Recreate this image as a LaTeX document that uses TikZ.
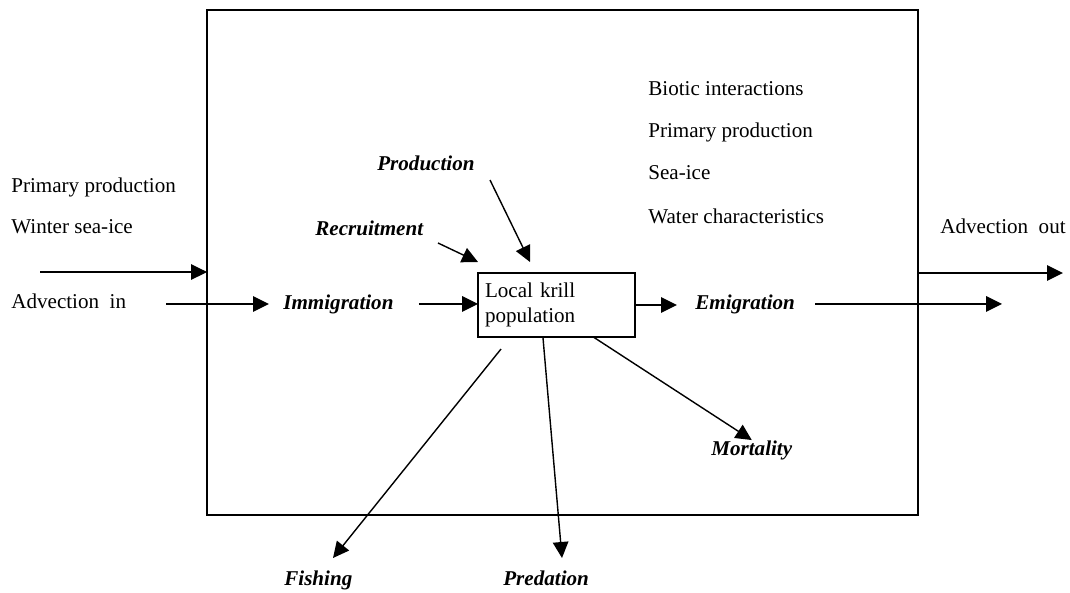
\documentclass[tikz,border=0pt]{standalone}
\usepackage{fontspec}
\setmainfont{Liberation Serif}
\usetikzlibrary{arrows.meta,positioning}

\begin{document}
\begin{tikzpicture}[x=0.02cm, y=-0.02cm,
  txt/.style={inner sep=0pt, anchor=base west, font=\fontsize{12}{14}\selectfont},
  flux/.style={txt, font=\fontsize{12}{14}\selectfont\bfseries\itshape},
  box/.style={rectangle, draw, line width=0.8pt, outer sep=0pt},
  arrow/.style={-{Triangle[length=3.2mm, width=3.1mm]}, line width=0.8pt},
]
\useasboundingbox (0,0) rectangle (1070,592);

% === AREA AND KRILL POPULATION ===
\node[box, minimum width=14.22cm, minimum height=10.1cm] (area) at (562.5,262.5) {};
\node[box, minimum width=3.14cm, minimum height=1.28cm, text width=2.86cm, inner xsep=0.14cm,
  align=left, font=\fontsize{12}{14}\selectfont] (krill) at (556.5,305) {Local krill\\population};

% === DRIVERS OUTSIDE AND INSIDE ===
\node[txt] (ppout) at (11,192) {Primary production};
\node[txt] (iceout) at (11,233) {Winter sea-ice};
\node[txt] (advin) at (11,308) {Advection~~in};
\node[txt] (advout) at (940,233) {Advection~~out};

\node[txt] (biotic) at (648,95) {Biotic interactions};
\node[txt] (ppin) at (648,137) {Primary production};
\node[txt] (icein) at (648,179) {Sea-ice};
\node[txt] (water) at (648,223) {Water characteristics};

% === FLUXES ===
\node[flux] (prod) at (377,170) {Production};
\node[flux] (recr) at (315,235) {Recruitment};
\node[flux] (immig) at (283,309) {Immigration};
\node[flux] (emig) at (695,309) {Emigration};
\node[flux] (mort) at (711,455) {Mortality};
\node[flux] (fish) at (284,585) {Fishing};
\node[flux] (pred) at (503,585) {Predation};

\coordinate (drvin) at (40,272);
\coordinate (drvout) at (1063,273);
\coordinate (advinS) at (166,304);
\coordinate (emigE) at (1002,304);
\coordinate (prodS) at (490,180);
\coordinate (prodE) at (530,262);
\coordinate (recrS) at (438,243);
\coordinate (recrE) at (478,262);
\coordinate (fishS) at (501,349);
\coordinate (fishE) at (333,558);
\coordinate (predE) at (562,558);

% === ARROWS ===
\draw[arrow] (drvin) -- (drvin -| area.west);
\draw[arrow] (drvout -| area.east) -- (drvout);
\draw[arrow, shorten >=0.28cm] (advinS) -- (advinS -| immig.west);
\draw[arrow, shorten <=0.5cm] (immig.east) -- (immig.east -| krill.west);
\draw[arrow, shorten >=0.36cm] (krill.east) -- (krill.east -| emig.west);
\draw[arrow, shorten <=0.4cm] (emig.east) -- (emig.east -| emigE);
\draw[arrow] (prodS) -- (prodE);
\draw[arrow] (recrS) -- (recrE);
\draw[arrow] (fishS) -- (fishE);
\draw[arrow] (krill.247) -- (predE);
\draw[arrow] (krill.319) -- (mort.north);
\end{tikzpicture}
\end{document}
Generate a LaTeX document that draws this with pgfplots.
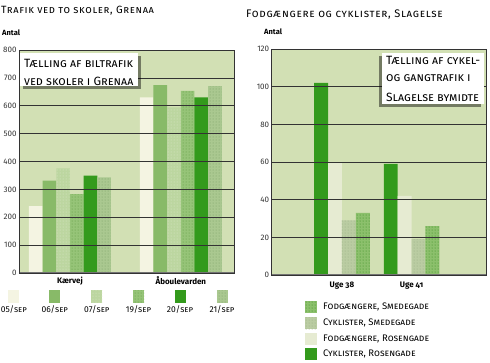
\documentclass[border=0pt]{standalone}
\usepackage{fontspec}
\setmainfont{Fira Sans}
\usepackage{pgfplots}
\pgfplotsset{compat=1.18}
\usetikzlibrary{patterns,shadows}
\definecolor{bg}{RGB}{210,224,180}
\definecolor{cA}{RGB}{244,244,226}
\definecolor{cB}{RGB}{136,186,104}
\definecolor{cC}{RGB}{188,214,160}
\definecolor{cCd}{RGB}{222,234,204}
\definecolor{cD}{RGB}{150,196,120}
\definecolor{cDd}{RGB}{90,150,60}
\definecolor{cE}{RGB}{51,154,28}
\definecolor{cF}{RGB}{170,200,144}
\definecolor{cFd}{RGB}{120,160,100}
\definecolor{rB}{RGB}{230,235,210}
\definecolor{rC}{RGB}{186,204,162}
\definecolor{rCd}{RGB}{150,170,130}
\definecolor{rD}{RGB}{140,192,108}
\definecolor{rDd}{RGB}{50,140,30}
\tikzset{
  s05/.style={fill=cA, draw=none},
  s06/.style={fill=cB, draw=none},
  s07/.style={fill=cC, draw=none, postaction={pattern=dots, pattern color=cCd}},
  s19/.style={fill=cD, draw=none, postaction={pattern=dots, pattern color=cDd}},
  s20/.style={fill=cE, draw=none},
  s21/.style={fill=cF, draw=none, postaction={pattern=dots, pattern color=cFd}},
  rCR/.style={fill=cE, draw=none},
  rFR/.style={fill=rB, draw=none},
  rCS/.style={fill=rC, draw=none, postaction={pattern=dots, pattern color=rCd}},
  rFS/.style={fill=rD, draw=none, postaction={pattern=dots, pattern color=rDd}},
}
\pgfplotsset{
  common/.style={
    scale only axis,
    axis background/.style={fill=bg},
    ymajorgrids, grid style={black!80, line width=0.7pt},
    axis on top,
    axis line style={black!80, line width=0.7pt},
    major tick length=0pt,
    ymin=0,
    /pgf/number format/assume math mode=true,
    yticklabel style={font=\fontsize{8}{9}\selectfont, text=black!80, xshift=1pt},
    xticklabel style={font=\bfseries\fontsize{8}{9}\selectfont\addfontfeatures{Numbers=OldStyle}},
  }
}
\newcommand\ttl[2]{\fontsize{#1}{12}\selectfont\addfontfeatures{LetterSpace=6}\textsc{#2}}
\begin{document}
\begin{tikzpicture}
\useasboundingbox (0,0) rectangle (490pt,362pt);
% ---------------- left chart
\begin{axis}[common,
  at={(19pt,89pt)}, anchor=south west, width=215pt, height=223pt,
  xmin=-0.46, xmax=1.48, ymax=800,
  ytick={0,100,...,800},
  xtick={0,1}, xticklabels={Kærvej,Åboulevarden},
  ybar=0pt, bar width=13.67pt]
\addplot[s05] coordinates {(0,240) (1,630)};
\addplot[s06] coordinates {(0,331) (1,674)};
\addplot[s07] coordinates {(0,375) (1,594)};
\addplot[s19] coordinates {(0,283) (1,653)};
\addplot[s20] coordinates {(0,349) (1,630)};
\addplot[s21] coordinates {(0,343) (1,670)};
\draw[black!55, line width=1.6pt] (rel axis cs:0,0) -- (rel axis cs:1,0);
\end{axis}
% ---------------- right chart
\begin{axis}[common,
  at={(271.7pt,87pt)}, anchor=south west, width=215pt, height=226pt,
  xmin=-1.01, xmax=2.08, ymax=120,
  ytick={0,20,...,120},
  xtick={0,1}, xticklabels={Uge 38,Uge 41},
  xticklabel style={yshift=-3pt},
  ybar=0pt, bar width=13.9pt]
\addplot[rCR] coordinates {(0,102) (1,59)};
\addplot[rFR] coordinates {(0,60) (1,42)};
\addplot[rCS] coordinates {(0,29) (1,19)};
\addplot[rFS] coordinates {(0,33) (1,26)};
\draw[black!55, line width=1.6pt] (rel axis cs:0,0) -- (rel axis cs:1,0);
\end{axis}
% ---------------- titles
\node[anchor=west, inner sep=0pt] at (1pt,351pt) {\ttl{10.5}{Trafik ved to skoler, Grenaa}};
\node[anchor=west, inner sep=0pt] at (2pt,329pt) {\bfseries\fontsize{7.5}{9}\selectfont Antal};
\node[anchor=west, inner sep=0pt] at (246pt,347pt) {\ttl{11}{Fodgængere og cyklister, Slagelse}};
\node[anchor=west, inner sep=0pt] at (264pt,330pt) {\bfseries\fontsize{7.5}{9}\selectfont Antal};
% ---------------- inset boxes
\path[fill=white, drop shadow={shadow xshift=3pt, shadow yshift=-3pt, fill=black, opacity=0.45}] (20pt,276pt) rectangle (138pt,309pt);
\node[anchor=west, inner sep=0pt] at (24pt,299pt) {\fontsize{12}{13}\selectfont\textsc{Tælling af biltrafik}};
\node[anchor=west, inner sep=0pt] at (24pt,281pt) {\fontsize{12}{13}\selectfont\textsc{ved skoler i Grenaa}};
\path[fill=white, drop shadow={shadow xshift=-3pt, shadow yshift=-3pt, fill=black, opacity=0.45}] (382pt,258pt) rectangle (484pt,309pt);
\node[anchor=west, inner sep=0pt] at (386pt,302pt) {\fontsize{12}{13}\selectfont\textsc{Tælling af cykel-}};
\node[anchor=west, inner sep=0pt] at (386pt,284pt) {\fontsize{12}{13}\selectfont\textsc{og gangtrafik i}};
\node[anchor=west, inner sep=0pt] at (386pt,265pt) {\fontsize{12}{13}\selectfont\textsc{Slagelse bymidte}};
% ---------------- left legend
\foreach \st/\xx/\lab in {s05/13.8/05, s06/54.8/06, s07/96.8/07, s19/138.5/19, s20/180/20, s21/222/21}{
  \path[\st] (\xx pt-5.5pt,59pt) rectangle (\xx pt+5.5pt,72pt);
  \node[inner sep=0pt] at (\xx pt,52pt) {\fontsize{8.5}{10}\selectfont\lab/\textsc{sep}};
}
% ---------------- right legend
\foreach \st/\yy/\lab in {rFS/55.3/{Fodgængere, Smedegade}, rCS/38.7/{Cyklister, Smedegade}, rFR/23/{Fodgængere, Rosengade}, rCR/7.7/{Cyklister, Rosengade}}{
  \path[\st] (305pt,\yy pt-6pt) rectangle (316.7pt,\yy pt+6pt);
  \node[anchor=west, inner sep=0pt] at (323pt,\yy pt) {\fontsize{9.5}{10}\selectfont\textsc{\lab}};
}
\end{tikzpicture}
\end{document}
○ ○ ○ ○ ○
**TASK DIRECTIONS**
Consider the entries above and return each line with the string "this".

**WRITTEN RESPONSE**
Recreate this image as a LaTeX document that uses TikZ.
Generate a LaTeX document that draws this with pgfplots.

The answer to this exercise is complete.